Publications: 3 | Total Pages: 617 |
Published Translations Filtered by: The Buddha’s Life
The Play in Full
རྒྱ་ཆེར་རོལ་པ། · rgya cher rol pa
Lalitavistara
Summary
The Play in Full tells the story of how the Buddha manifested in this world and attained awakening, as perceived from the perspective of the Great Vehicle. The sūtra, which is structured in twenty-seven chapters, first presents the events surrounding the Buddha’s birth, childhood, and adolescence in the royal palace of his father, king of the Śākya nation. It then recounts his escape from the palace and the years of hardship he faced in his quest for spiritual awakening. Finally the sūtra reveals his complete victory over the demon Māra, his attainment of awakening under the Bodhi tree, his first turning of the wheel of Dharma, and the formation of the very early saṅgha.
Title variants
- The Noble Great Vehicle Sūtra “The Play in Full”
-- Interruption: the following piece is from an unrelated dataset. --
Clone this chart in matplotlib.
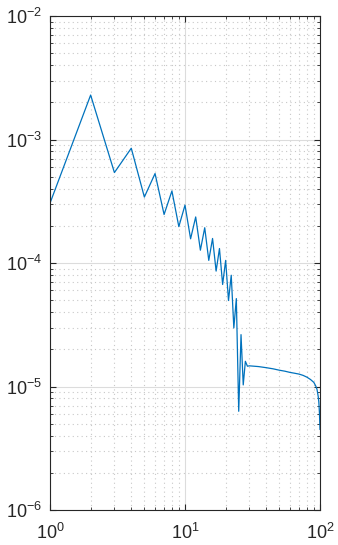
import numpy as np
import matplotlib
matplotlib.use("Agg")
import matplotlib.pyplot as plt
from matplotlib.ticker import LogLocator, NullFormatter, FixedLocator

plt.rcParams["font.family"] = ["Liberation Sans", "DejaVu Sans"]
plt.rcParams["mathtext.fontset"] = "custom"
plt.rcParams["mathtext.rm"] = "Liberation Sans"
plt.rcParams["mathtext.it"] = "Liberation Sans:italic"
plt.rcParams["mathtext.bf"] = "Liberation Sans:bold"

# Response magnitude: integer samples through the oscillating region,
# then a smooth tail out to x = 100
x_vals = [1, 2, 3, 4, 5, 6, 7, 8, 9, 10,
          11, 12, 13, 14, 15, 16, 17, 18, 19, 20,
          21, 22, 23, 24, 25, 26, 27, 28, 29, 30,
          35, 40, 45, 50, 55, 60, 65, 70, 75, 80,
          85, 90, 93, 95, 97, 98, 99, 100]
y_vals = [3.05e-4, 2.29e-3, 5.4e-4, 8.5e-4, 3.42e-4, 5.3e-4, 2.47e-4, 3.83e-4, 1.97e-4, 2.94e-4,
          1.57e-4, 2.36e-4, 1.27e-4, 1.93e-4, 1.05e-4, 1.58e-4, 8.6e-5, 1.31e-4, 6.7e-5, 1.05e-4,
          4.97e-5, 7.96e-5, 2.98e-5, 5.15e-5, 6.3e-6, 2.63e-5, 1.03e-5, 1.6e-5, 1.46e-5, 1.47e-5,
          1.45e-5, 1.42e-5, 1.39e-5, 1.355e-5, 1.33e-5, 1.30e-5, 1.28e-5, 1.26e-5, 1.23e-5, 1.19e-5,
          1.14e-5, 1.08e-5, 1.01e-5, 9.5e-6, 8.3e-6, 7.5e-6, 6.2e-6, 4.5e-6]

x_ticks = [1, 10, 100]
y_ticks = [1e-6, 1e-5, 1e-4, 1e-3, 1e-2]
x_tick_labels = [r"$10^{0}$", r"$10^{1}$", r"$10^{2}$"]
y_tick_labels = [r"$10^{-6}$", r"$10^{-5}$", r"$10^{-4}$", r"$10^{-3}$", r"$10^{-2}$"]

axis_color = "#262626"
line_color = "#0072BD"

fig = plt.figure(figsize=(3.38, 5.45), dpi=100)
ax = fig.add_axes([50 / 338, 35 / 545, 270 / 338, 494 / 545])

ax.loglog(x_vals, y_vals, color=line_color, linewidth=0.9)

ax.set_xlim(1, 100)
ax.set_ylim(1e-6, 1e-2)

ax.xaxis.set_major_locator(FixedLocator(x_ticks))
ax.yaxis.set_major_locator(FixedLocator(y_ticks))
ax.set_xticklabels(x_tick_labels)
ax.set_yticklabels(y_tick_labels)
ax.xaxis.set_minor_locator(LogLocator(base=10, subs=np.arange(2, 10)))
ax.yaxis.set_minor_locator(LogLocator(base=10, subs=np.arange(2, 10)))
ax.xaxis.set_minor_formatter(NullFormatter())
ax.yaxis.set_minor_formatter(NullFormatter())

ax.grid(True, which="major", color="#dcdcdc", linestyle="-", linewidth=0.8)
ax.grid(True, which="minor", color="#c8c8c8", linestyle=(0, (1, 3)), linewidth=0.8)
ax.set_axisbelow(True)

ax.tick_params(which="both", direction="in", top=True, right=True,
               colors=axis_color, labelcolor="#262626", labelsize=13)
ax.tick_params(which="major", length=4, width=0.8)
ax.tick_params(which="minor", length=2.5, width=0.6)
ax.tick_params(axis="x", which="major", pad=9.5)
ax.tick_params(axis="y", which="major", pad=5.8)

for spine in ax.spines.values():
    spine.set_color(axis_color)
    spine.set_linewidth(0.8)

fig.savefig("out.png", dpi=100)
- Āryalalitavistaranāmamahāyānasūtra
- ’phags pa rgya cher rol pa zhes bya ba theg pa chen po’i mdo
- འཕགས་པ་རྒྱ་ཆེར་རོལ་པ་ཞེས་བྱ་བ་ཐེག་པ་ཆེན་པོའི་མདོ།
- 《廣大遊戲經》 (方廣大莊嚴經)
Tibetan translation:
- Jinamitra
- Dānaśīla
- Munivarman
- Yeshé Dé
The Ratnaketu Dhāraṇī
རིན་པོ་ཆེ་ཏོག་གི་གཟུངས། · rin po che tog gi gzungs
Ratnaketudhāraṇī
Summary
The Ratnaketu Dhāraṇī is one of the core texts of the Mahāsannipāta collection of Mahāyāna sūtras that dates back to the formative period of Mahāyāna Buddhism, from the first to the third century ᴄᴇ. Its rich and varied narratives, probably redacted from at least two independent works, recount significant events from the lives, past and present, of the Buddha Śākyamuni and some of his main followers and opponents, both human and nonhuman. At the center of these narratives is the climactic episode from the Buddha’s life when Māra, the personification of spiritual death, sets out to destroy the Buddha and his Dharma. The mythic confrontation between these paragons of light and darkness, and the Buddha’s eventual victory, are related in vivid detail. The main narratives are interwoven with Dharma instructions and interspersed with miraculous events. The text also exemplifies two distinctive sūtra genres, “prophecies” (vyākaraṇa) and “incantations” (dhāraṇī), as it includes, respectively, prophecies of the future attainment of buddhahood by some of the Buddha’s followers and the potent phrases that embody the Buddha’s teachings and are meant to ensure their survival and the thriving of its practitioners.
Title variants
- The Noble Mahāyāna Sūtra “The Ratnaketu Dhāraṇī” from the Great Collection
- Āryamahāsannipātaratnaketudhāraṇīnāmamahāyānasūtra
- ’phags pa ’dus pa chen po rin po che tog gi gzungs shes bya ba theg pa chen po’i mdo
- འཕགས་པ་འདུས་པ་ཆེན་པོ་རིན་པོ་ཆེ་ཏོག་གི་གཟུངས་ཤེས་བྱ་བ་ཐེག་པ་ཆེན་པོའི་མདོ།
- 《大集寶幢陀羅尼經 》 (大正藏:寳星陀羅尼經)
Tibetan translation:
- Śilendrabodhi
- Yeshé Dé
The Sūtra of the Wheel of Dharma
ཆོས་ཀྱི་འཁོར་ལོའི་མདོ། · chos kyi ’khor lo’i mdo
Dharmacakrasūtra
Summary
The Sūtra of the Wheel of Dharma contains the Buddha’s teaching to his five former spiritual companions on the four truths that he had discovered as part of his awakening: (1) suffering, (2) the origin of suffering, (3) the cessation of suffering, and (4) the path leading to the cessation of suffering. According to all the Buddhist traditions, this is the first teaching the Buddha gave to explain his awakened insight to others.